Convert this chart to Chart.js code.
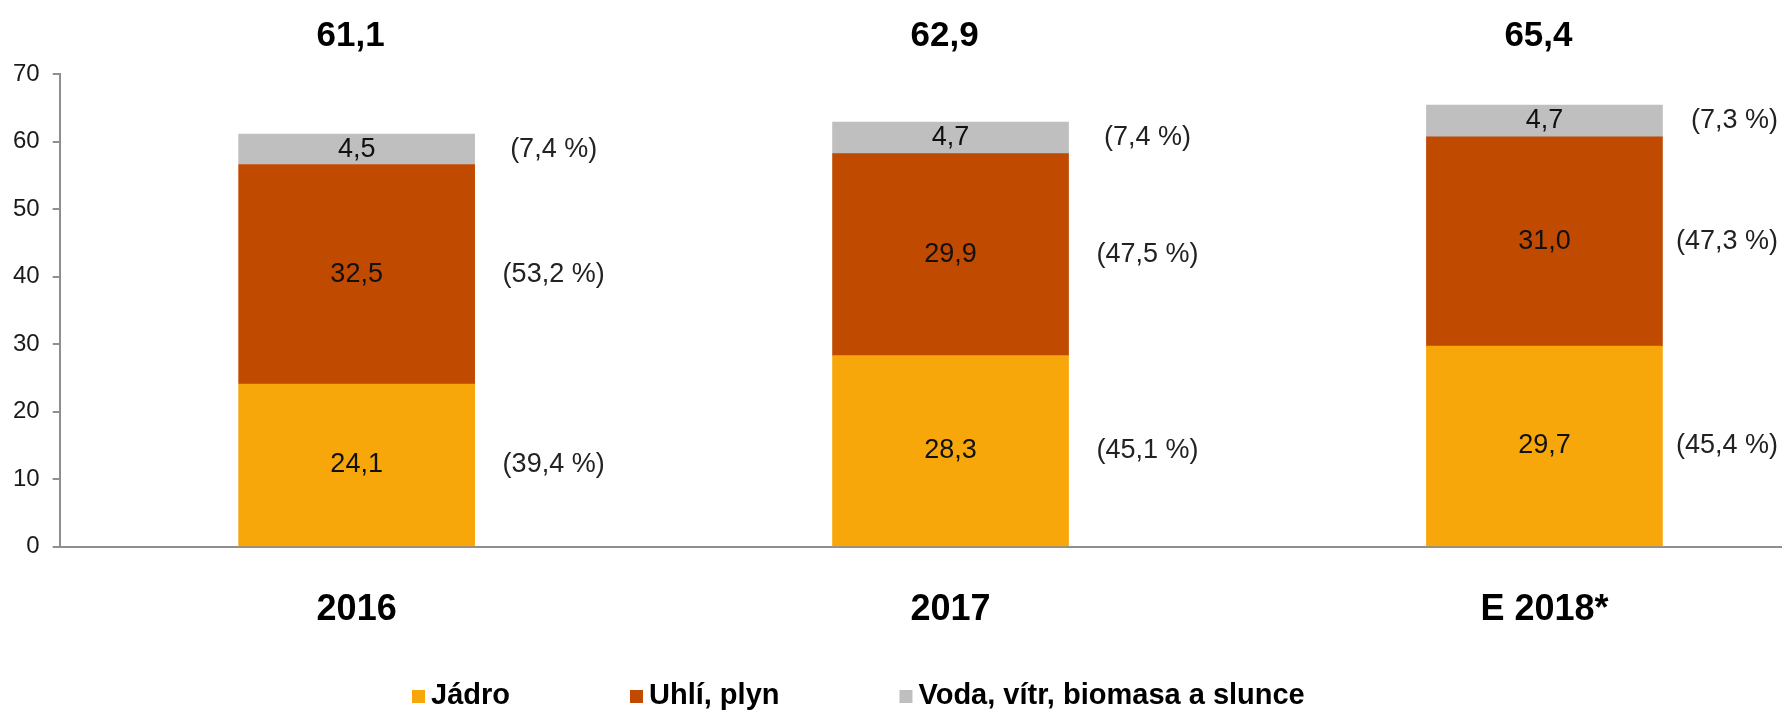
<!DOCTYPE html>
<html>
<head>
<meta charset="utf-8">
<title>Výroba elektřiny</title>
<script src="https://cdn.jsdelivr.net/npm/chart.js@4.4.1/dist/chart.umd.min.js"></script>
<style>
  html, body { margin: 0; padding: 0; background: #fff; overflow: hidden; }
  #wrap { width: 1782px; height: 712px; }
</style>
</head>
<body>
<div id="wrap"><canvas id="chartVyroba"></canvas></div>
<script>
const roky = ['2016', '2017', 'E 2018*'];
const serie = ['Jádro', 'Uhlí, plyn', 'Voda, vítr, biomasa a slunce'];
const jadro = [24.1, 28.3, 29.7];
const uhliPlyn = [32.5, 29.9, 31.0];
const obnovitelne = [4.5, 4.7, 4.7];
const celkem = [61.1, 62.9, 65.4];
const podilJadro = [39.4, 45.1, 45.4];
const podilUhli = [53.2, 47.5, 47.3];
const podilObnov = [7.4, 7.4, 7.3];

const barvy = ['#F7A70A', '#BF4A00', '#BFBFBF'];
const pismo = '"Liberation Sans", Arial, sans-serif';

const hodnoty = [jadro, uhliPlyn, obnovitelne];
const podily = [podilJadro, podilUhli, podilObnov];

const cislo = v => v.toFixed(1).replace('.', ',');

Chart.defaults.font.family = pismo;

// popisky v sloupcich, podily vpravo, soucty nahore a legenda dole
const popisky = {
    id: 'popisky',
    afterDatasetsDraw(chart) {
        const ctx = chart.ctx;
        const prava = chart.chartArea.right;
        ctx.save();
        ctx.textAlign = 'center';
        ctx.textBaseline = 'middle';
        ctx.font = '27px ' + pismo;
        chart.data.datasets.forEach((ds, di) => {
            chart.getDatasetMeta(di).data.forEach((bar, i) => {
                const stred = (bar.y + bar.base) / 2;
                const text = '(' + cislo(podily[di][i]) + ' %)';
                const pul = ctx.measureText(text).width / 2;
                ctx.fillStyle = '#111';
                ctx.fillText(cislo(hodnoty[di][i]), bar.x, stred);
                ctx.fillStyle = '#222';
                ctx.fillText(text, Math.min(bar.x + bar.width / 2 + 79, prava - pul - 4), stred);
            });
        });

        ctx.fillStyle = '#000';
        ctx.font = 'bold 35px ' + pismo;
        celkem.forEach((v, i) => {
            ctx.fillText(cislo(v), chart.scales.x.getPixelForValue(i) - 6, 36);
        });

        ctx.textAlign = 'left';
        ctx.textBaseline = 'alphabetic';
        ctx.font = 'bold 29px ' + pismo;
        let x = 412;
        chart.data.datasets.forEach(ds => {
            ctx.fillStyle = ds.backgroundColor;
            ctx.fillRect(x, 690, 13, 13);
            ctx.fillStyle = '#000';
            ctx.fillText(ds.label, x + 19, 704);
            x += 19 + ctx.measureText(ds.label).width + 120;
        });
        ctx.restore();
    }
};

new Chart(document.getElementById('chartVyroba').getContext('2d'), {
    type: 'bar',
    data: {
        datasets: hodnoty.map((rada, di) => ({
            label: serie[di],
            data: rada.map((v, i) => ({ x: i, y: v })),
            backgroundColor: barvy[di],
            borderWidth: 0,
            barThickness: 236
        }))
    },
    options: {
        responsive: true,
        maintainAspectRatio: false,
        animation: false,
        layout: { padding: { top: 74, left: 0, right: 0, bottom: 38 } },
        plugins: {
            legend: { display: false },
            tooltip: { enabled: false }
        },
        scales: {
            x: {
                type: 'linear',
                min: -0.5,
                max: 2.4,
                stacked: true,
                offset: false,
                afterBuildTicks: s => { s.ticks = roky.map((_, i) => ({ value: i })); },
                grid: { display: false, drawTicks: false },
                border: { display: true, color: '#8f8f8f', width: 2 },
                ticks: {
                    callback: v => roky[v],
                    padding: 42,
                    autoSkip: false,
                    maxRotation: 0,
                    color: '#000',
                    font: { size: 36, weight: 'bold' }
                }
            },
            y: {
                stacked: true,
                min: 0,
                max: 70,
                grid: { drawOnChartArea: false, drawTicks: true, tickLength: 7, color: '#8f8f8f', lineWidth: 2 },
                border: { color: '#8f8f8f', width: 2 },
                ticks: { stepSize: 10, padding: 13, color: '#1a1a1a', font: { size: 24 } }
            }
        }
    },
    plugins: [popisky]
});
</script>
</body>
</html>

• [WHAT IS NEEDED]:
From start to finish, output the listing exactly, but omit its pictures.

• [EXPECTED ANSWER]:
Convert this chart to Chart.js code.
<!DOCTYPE html>
<html>
<head>
<meta charset="utf-8">
<title>Výroba elektřiny</title>
<script src="https://cdn.jsdelivr.net/npm/chart.js@4.4.1/dist/chart.umd.min.js"></script>
<style>
  html, body { margin: 0; padding: 0; background: #fff; overflow: hidden; }
  #wrap { width: 1782px; height: 712px; }
</style>
</head>
<body>
<div id="wrap"><canvas id="chartVyroba"></canvas></div>
<script>
const roky = ['2016', '2017', 'E 2018*'];
const serie = ['Jádro', 'Uhlí, plyn', 'Voda, vítr, biomasa a slunce'];
const jadro = [24.1, 28.3, 29.7];
const uhliPlyn = [32.5, 29.9, 31.0];
const obnovitelne = [4.5, 4.7, 4.7];
const celkem = [61.1, 62.9, 65.4];
const podilJadro = [39.4, 45.1, 45.4];
const podilUhli = [53.2, 47.5, 47.3];
const podilObnov = [7.4, 7.4, 7.3];

const barvy = ['#F7A70A', '#BF4A00', '#BFBFBF'];
const pismo = '"Liberation Sans", Arial, sans-serif';

const hodnoty = [jadro, uhliPlyn, obnovitelne];
const podily = [podilJadro, podilUhli, podilObnov];

const cislo = v => v.toFixed(1).replace('.', ',');

Chart.defaults.font.family = pismo;

// popisky v sloupcich, podily vpravo, soucty nahore a legenda dole
const popisky = {
    id: 'popisky',
    afterDatasetsDraw(chart) {
        const ctx = chart.ctx;
        const prava = chart.chartArea.right;
        ctx.save();
        ctx.textAlign = 'center';
        ctx.textBaseline = 'middle';
        ctx.font = '27px ' + pismo;
        chart.data.datasets.forEach((ds, di) => {
            chart.getDatasetMeta(di).data.forEach((bar, i) => {
                const stred = (bar.y + bar.base) / 2;
                const text = '(' + cislo(podily[di][i]) + ' %)';
                const pul = ctx.measureText(text).width / 2;
                ctx.fillStyle = '#111';
                ctx.fillText(cislo(hodnoty[di][i]), bar.x, stred);
                ctx.fillStyle = '#222';
                ctx.fillText(text, Math.min(bar.x + bar.width / 2 + 79, prava - pul - 4), stred);
            });
        });

        ctx.fillStyle = '#000';
        ctx.font = 'bold 35px ' + pismo;
        celkem.forEach((v, i) => {
            ctx.fillText(cislo(v), chart.scales.x.getPixelForValue(i) - 6, 36);
        });

        ctx.textAlign = 'left';
        ctx.textBaseline = 'alphabetic';
        ctx.font = 'bold 29px ' + pismo;
        let x = 412;
        chart.data.datasets.forEach(ds => {
            ctx.fillStyle = ds.backgroundColor;
            ctx.fillRect(x, 690, 13, 13);
            ctx.fillStyle = '#000';
            ctx.fillText(ds.label, x + 19, 704);
            x += 19 + ctx.measureText(ds.label).width + 120;
        });
        ctx.restore();
    }
};

new Chart(document.getElementById('chartVyroba').getContext('2d'), {
    type: 'bar',
    data: {
        datasets: hodnoty.map((rada, di) => ({
            label: serie[di],
            data: rada.map((v, i) => ({ x: i, y: v })),
            backgroundColor: barvy[di],
            borderWidth: 0,
            barThickness: 236
        }))
    },
    options: {
        responsive: true,
        maintainAspectRatio: false,
        animation: false,
        layout: { padding: { top: 74, left: 0, right: 0, bottom: 38 } },
        plugins: {
            legend: { display: false },
            tooltip: { enabled: false }
        },
        scales: {
            x: {
                type: 'linear',
                min: -0.5,
                max: 2.4,
                stacked: true,
                offset: false,
                afterBuildTicks: s => { s.ticks = roky.map((_, i) => ({ value: i })); },
                grid: { display: false, drawTicks: false },
                border: { display: true, color: '#8f8f8f', width: 2 },
                ticks: {
                    callback: v => roky[v],
                    padding: 42,
                    autoSkip: false,
                    maxRotation: 0,
                    color: '#000',
                    font: { size: 36, weight: 'bold' }
                }
            },
            y: {
                stacked: true,
                min: 0,
                max: 70,
                grid: { drawOnChartArea: false, drawTicks: true, tickLength: 7, color: '#8f8f8f', lineWidth: 2 },
                border: { color: '#8f8f8f', width: 2 },
                ticks: { stepSize: 10, padding: 13, color: '#1a1a1a', font: { size: 24 } }
            }
        }
    },
    plugins: [popisky]
});
</script>
</body>
</html>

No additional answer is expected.